Il y a un point sur lequel le PLFSS ne fait pas l'impasse, et c'est tant mieux : il a trait aux contrôles effectués au sein des Ehpad, que le groupe LIOT soutient – de telles mesures font bien évidemment écho au scandale Orpea. Les établissements, quel que soit leur statut, privé lucratif, public ou associatif, ne doivent pas craindre les contrôles, au contraire ; ceux-ci sont en effet bien trop rares et trop administratifs. Il faudra s'assurer qu'ils sont effectivement conduits, alors qu'en dix ans, les effectifs des inspecteurs de l'action sanitaire et sociale des ARS ont diminué de près de 30 %.
Au-delà donc de l'indignation légitime, il est maintenant urgent de manifester une véritable volonté politique en donnant d'abord aux établissements, ensuite aux organismes de contrôle, les moyens de travailler. À nous de faire en sorte que de tels scandales ne puissent plus jamais se reproduire. En utilisant les moyens adaptés, nous pourrons alors revoir en profondeur le fonctionnement de nos établissements : nous pourrons mettre un terme au recours à l'intérim, humaniser l'accompagnement, élever notre niveau d'exigence, diminuer le reste à charge des résidents et soutenir les structures habilitées à l'aide sociale dans tous les territoires, afin de favoriser l'accès du plus grand nombre à des établissements de bonne qualité.
Nous le voyons bien, finalement : nous devons mener une réflexion plus large. Depuis plusieurs années, toutes les mesures relatives à l'autonomie ont été intégrées soit dans des textes relatifs à la dette sociale, soit dans le budget de la sécurité sociale ; c'est loin d'être satisfaisant. En effet, si les questions financières sont évidemment cruciales, les débats que nous devons avoir en la matière ne peuvent s'y résumer. Un tel sujet implique une réflexion collective à propos des moyens que notre société se donne pour garantir la dignité de chacun, à tous les âges de la vie ; il implique de déterminer ensemble ce que recouvre pour nous le risque dépendance. In fine, il faudra arrêter de cloisonner domicile et établissements, mais aussi vieillesse et handicap.
De handicap, il n'est d'ailleurs pas question dans ce projet de loi. Nous ne savons toujours pas si une loi dédiée à l'autonomie sera examinée au cours du quinquennat. Le Conseil national de la refondation comporte un volet dédié au grand âge, mais les rapports se sont empilés au cours de la précédente législature ; leurs recommandations sont connues et ont déjà été débattues. Le CNR « bien vieillir » ne doit pas être une énième concertation qui, comme les précédentes, ne serait pas suivie d'actes politiques majeurs. L'heure est à l'action, alors agissons !

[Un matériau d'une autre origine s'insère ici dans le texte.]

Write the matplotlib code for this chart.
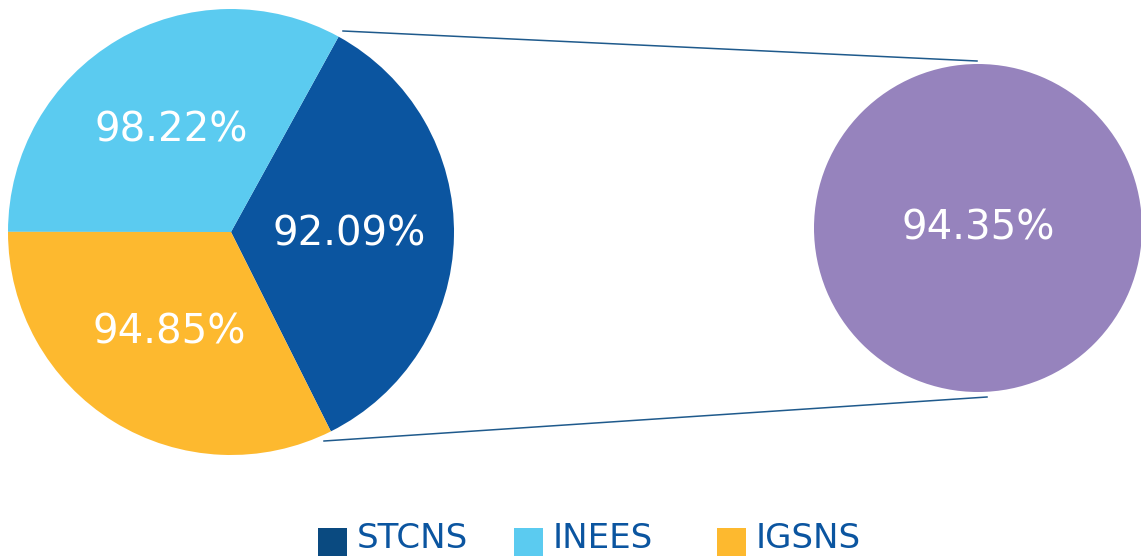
import matplotlib
matplotlib.use('Agg')
import matplotlib.pyplot as plt
from matplotlib.patches import Rectangle

categories = ['STCNS', 'INEES', 'IGSNS']
slice_share = [34.6, 33.0, 32.4]
slice_labels = ['92.09%', '98.22%', '94.85%']
colors = ['#0B55A0', '#5BCBF0', '#FDB92F']
legend_colors = ['#0A4A80', '#5BCBF0', '#FDB92F']

detail_share = [100]
detail_labels = ['94.35%']
detail_color = '#9683BD'

plt.rcParams['font.family'] = ['DejaVu Sans']

W, H = 1141, 556
fig = plt.figure(figsize=(W / 100, H / 100), dpi=100)
ax = fig.add_axes([0, 0, 1, 1])

main_c = (231, H - 232)
main_r = 223
det_c = (978, H - 228)
det_r = 164

ax.pie(slice_share, colors=colors, labels=slice_labels, labeldistance=0.53,
       startangle=-63.4, counterclock=True, center=main_c, radius=main_r,
       textprops=dict(color='white', fontsize=29, ha='center', va='center'),
       wedgeprops=dict(linewidth=0))
ax.pie(detail_share, colors=[detail_color], labels=detail_labels, labeldistance=0.0,
       center=det_c, radius=det_r,
       textprops=dict(color='white', fontsize=29, ha='center', va='center'),
       wedgeprops=dict(linewidth=0))

# connector lines
ax.plot([343, 977], [H - 31, H - 61], color='#1F5A8C', lw=1.1)
ax.plot([324, 987], [H - 441, H - 397], color='#1F5A8C', lw=1.1)

ax.set_xlim(0, W)
ax.set_ylim(0, H)
ax.set_aspect('equal')
ax.axis('off')

# legend drawn by hand, entries sit at the bottom edge
leg_x = [318, 514, 717]
for x, name, c in zip(leg_x, categories, legend_colors):
    ax.add_patch(Rectangle((x, H - 528 - 29), 29, 29, facecolor=c, edgecolor='none', clip_on=False))
    ax.text(x + 39, H - 548, name, color='#0B55A0', fontsize=24.5, ha='left', va='baseline')

fig.savefig('out.png', dpi=100)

Je parlais des absents de ce texte. Il y en a un que nous ne regrettons pas : c'est la réforme des retraites, bien sûr. Notre groupe s'était opposé à ce qu'elle soit traitée dans le présent projet de loi ; nous continuons d'appeler à la prudence. Ne nous précipitons pas, et ne nous enfermons pas dans de simples considérations budgétaires. La question de l'avenir du système des retraites et de son équilibre financier est indissociable de celle de la justice sociale et de la solidarité, et cela vaut d'ailleurs pour l'équilibre financier de notre système de protection sociale tout entier.
Nous ne nous exonérerons pas d'une réflexion profonde sur les efforts que nous sommes collectivement prêts à consentir pour garantir des ressources pérennes à la sécurité sociale. Mais encore une fois, une telle réflexion doit avoir pour boussole la justice sociale et la réduction des inégalités. Et pour cela, la question d'une contribution des plus favorisés, des grands groupes et des plus hauts revenus, doit être mise sur la table.
Je vous le disais, la déception, s'agissant du présent projet de loi, vient moins des mesures proposées que de tous les sujets qui ne sont pas abordés.